Hate Watch: Himanta Biswas Sarma on ‘Love Jihad’ during the Gujarat poll campaign

Unmindful of the fact that the state he leads, Assam, is among the five worst when it comes to domestic violence, the aggressive chief minister, uses the murder of Shraddha Walkar to stigmatise inter-faith relationships

Himanta Biswa

Selectively pin-pointing the gruesome murder of Shraddha Walkar by her boyfriend, Aaftab Poonawala, a crime that has received prominent news coverage in the past week, strongman chief minister of Assam, BJP leader Himanto Biswas Sarma, while campaigning in Kutch for the forthcoming Gujarat Assembly elections, declared that “if the country did not elect a strong leader like Prime Minister Narendra Modi in 2024, a monster like Aftab, who hacked his partner’s body into pieces and was also a perpetrator of ‘love jihad’, would rise up in every city of the country.” Extreme right wing trolls and their mentors in the political establishment have been single-handedly playing up this instance of brute intimate partner violence, because it involves a Muslim male and a Hindu woman. In this particular case, the boyfriend and girlfriend were living together as a couple, and got into a fight. As a result of it, the boyfriend allegedly strangled the girl and later chopped up her body into 35 pieces.

Then again, while campaigning for his party, the BJP in Surat, Gujarat, Sarma exhorted, “Vote for Modi – without a strong leader in the country, murderers like Aftab will emerge in every city, and we will not be able to safeguard our society.” As pointed out by Ms Brinda Karat, senior leader of the CPI-M in a piece for NDTV, Mr Sarma is chief minister of a state where the extent of domestic violence against women according to the National Family Health Survey (NFHS) is among the five worst states in the country. “It is among the states where there is underreporting of such violence. It is among the states where justification of domestic violence is also high. Has he ever addressed this issue either through public statements or government policy? The NFHS -5 reveals the startling figure in its 2021 report that one-third of women in India experienced domestic violence and/or sexual violence. What is even more disturbing is that 77 per cent did not report the issue.”

Yet, Mr Sarma.in a clear-cut bid to polarize votes in the upcoming Gujarat state elections, has thrown reason and caution to the winds.

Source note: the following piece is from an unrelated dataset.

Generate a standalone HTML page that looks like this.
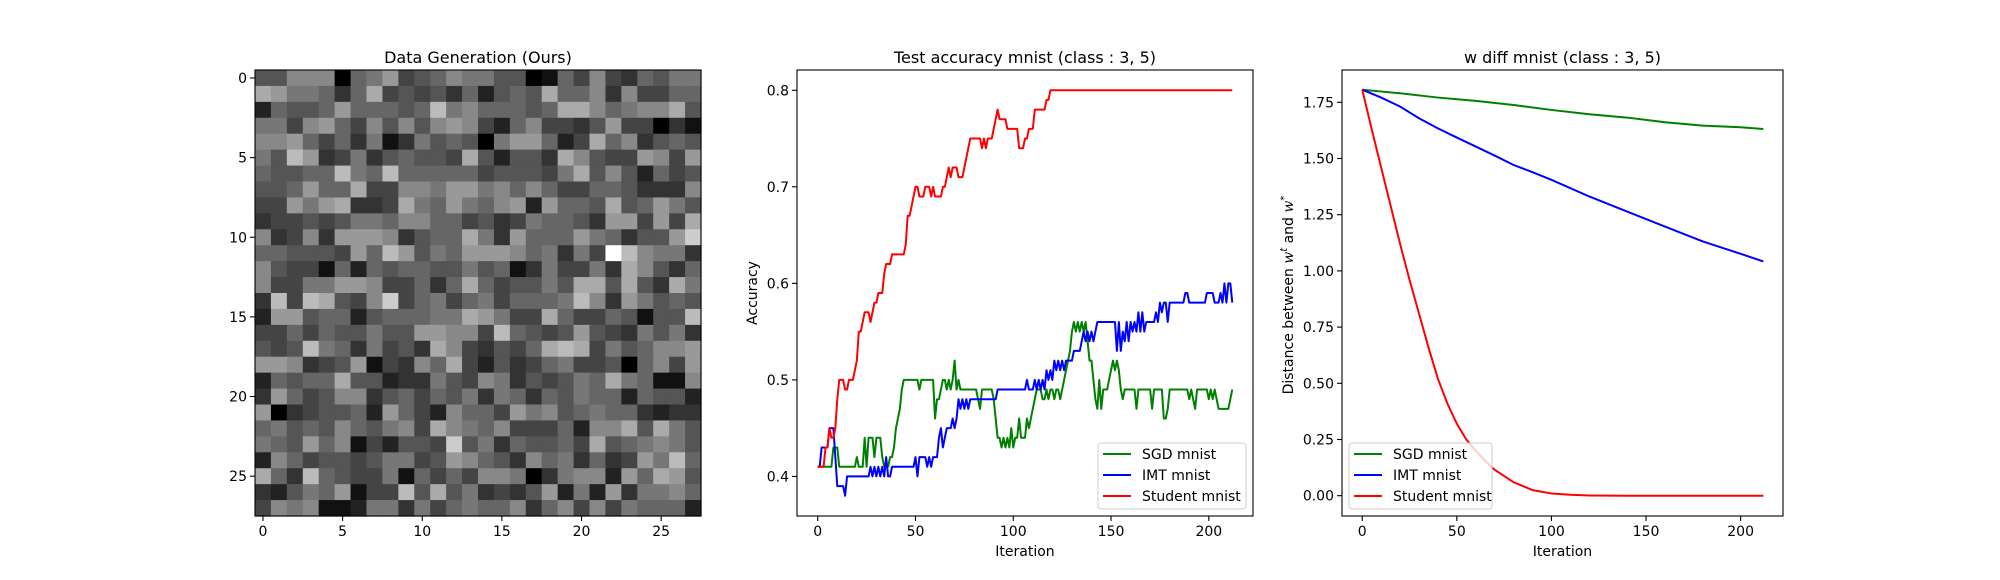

As analysed by Citizens for Justice and Peace (cjp.org.in) in this hate buster, 80 per cent of inter-faith marriages do not end up in murder! Besides, as pointed out by Ms Karat, “ The perpetrator of a crime against a woman is a criminal to be punished whether his name is Aftab or Jaswant Nai, Govind Nai, Shailesh Bhatt, Radhyesham Shah, Bipin Chandra Joshi, Kesarbhai Vohania, Pradeep Mordhiya, Bakabhai Vohania, Rajubhai Soni, Mitesh Bhatt and Ramesh Chandana – the rapists and murderers in the Bilkis Bano case; or Sandeep, Ramu, Lavkush and Ravi, the rapists and killers of the young Dalit woman in Hathras. Communalising a crime is an assault on the legal framework of India.”

Besides Sarma, Kaushal Kishore, Minister of State for the Ministry of Housing and Urban Affairs in the Modi Government, is reported to have said “Educated girls should not get into such relationships. They should learn from such incidents. They should stay with someone with the approval of their parents – and register the relationship.” Clearly Sarma and Kishore share a mind-set that is endorsed by the top political leadership in the country given the stony silence from the top!

His statement has been rightly slammed by many as blaming the girl for her own murder. In the view held by the minister (1) she was wrong to choose her own partner defying her parents (2) if she had registered her relationship, got married, instead of being in a live-in relationship, this would not have happened. (3) she should have known this because she was educated. As mentioned earlier, Kishore’s view has to be taken seriously because it has not been refuted or disowned by a single person in government or a functionary of the party.

Significantly, the latest NCRB report notes that 6, 589 women were killed in dowry/related deaths last year (2021). These are almost all within marriages “approved by parents”. The NFHS data is also of families mainly in this category. Did approval of parents for the marriage prevent the killing of these young women or the domestic violence faced by one-third of women?

Reason and argument are not however, the forte of the likes of Sarma and Kishore. They have been trained well by senior mentors in the political establishment on the use of innuendo, hate and division, something that has cost the Indian social fabric dear. Presently the Supreme Court of India, hearing three major cases against hate speech, has slammed television anchors for spewing hate and venom. What about political leaders occupying constitutional positions, should their tongues wag unchecked?